• Data block:

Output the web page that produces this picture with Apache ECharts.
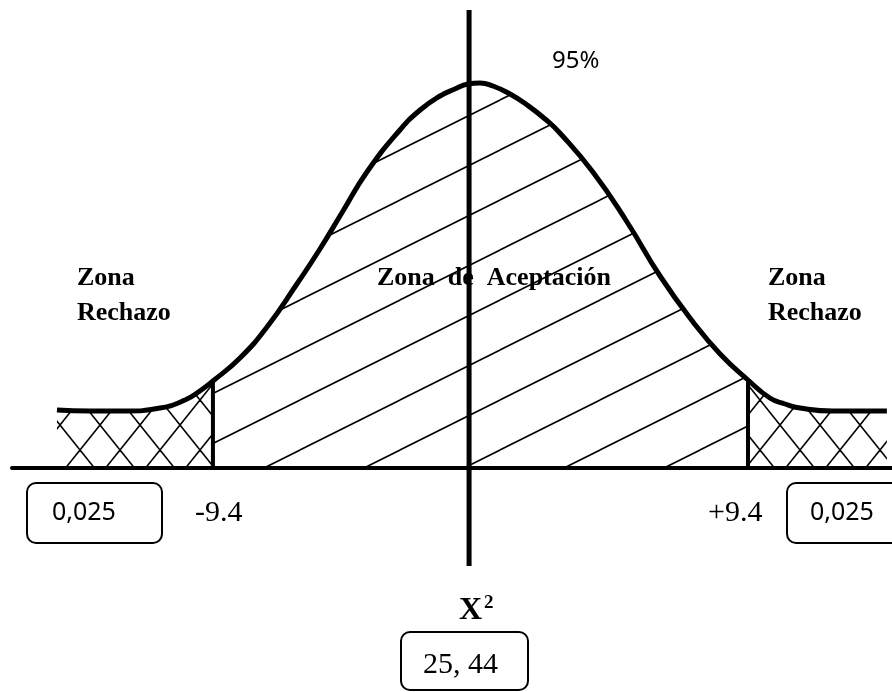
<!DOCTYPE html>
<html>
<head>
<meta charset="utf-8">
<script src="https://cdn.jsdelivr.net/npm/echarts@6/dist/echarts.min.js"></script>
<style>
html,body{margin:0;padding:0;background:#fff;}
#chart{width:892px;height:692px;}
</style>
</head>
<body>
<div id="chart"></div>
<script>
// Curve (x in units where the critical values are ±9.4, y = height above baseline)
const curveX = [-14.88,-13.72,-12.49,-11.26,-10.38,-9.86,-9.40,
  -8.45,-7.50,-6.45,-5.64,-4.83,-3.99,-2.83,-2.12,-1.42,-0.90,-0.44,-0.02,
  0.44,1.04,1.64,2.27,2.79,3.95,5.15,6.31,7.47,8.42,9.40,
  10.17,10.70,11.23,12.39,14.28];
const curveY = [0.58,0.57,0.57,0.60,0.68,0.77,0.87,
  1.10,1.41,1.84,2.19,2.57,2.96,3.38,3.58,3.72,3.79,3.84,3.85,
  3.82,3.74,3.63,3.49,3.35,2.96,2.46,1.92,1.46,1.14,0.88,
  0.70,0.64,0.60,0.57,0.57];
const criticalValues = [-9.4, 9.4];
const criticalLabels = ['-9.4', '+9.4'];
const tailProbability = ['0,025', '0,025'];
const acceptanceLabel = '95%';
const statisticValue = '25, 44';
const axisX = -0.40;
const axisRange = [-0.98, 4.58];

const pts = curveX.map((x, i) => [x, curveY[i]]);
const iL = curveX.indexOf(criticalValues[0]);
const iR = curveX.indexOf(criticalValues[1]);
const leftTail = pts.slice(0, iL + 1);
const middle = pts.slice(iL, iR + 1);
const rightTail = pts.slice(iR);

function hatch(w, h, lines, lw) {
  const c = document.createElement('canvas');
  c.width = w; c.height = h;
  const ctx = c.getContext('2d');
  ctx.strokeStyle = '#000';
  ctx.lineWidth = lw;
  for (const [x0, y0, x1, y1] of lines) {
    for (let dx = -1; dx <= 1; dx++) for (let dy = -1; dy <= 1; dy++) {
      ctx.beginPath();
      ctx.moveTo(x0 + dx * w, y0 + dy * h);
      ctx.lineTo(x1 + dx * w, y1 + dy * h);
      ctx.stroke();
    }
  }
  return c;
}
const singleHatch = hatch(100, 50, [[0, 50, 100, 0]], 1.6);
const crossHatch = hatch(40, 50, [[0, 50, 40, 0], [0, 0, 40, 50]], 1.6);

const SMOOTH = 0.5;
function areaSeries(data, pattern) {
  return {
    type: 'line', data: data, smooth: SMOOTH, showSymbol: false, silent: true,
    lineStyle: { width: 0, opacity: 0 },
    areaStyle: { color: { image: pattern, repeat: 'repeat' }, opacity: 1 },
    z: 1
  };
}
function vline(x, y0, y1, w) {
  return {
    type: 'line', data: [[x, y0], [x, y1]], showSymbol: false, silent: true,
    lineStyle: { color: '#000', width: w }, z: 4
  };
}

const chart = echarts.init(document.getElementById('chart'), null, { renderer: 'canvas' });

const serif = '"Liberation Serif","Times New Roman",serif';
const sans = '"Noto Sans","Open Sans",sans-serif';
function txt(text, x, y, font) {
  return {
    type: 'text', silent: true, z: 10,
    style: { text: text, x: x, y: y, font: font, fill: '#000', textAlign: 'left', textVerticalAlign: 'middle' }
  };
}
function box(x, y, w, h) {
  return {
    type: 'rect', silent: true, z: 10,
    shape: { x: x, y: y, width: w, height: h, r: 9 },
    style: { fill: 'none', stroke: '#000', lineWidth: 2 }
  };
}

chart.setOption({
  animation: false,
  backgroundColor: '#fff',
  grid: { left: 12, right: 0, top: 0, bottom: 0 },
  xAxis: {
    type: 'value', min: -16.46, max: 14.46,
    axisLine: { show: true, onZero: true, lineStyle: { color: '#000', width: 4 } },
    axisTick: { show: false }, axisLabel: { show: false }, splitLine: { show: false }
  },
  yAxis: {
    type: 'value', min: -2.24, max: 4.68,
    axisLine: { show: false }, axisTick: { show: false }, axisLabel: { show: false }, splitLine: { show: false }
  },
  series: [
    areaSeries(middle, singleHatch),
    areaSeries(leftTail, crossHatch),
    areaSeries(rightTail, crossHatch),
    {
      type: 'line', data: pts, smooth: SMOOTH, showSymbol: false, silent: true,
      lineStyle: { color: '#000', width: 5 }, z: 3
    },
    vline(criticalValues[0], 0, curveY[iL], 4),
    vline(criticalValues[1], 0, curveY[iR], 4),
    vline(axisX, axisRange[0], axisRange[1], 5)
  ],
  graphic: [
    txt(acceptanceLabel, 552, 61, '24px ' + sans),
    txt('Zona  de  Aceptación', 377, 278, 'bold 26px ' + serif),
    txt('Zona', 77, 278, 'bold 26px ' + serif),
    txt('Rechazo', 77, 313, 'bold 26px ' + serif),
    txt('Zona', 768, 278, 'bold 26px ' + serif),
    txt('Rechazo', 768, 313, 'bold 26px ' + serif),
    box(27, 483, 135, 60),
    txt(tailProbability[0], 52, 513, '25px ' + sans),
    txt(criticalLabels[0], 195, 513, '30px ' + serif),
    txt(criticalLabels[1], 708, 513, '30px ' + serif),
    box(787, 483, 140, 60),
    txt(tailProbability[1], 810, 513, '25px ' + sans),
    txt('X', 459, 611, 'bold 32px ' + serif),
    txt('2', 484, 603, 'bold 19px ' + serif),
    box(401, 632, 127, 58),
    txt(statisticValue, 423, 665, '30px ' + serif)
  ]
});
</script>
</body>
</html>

• Task brief:
Repeat, exactly and in full, each line from the start of the data to the line that contains "const rightTail = pts.slice(iR);". Pictures do not go in.

• Solution below:
Output the web page that produces this picture with Apache ECharts.
<!DOCTYPE html>
<html>
<head>
<meta charset="utf-8">
<script src="https://cdn.jsdelivr.net/npm/echarts@6/dist/echarts.min.js"></script>
<style>
html,body{margin:0;padding:0;background:#fff;}
#chart{width:892px;height:692px;}
</style>
</head>
<body>
<div id="chart"></div>
<script>
// Curve (x in units where the critical values are ±9.4, y = height above baseline)
const curveX = [-14.88,-13.72,-12.49,-11.26,-10.38,-9.86,-9.40,
  -8.45,-7.50,-6.45,-5.64,-4.83,-3.99,-2.83,-2.12,-1.42,-0.90,-0.44,-0.02,
  0.44,1.04,1.64,2.27,2.79,3.95,5.15,6.31,7.47,8.42,9.40,
  10.17,10.70,11.23,12.39,14.28];
const curveY = [0.58,0.57,0.57,0.60,0.68,0.77,0.87,
  1.10,1.41,1.84,2.19,2.57,2.96,3.38,3.58,3.72,3.79,3.84,3.85,
  3.82,3.74,3.63,3.49,3.35,2.96,2.46,1.92,1.46,1.14,0.88,
  0.70,0.64,0.60,0.57,0.57];
const criticalValues = [-9.4, 9.4];
const criticalLabels = ['-9.4', '+9.4'];
const tailProbability = ['0,025', '0,025'];
const acceptanceLabel = '95%';
const statisticValue = '25, 44';
const axisX = -0.40;
const axisRange = [-0.98, 4.58];

const pts = curveX.map((x, i) => [x, curveY[i]]);
const iL = curveX.indexOf(criticalValues[0]);
const iR = curveX.indexOf(criticalValues[1]);
const leftTail = pts.slice(0, iL + 1);
const middle = pts.slice(iL, iR + 1);
const rightTail = pts.slice(iR);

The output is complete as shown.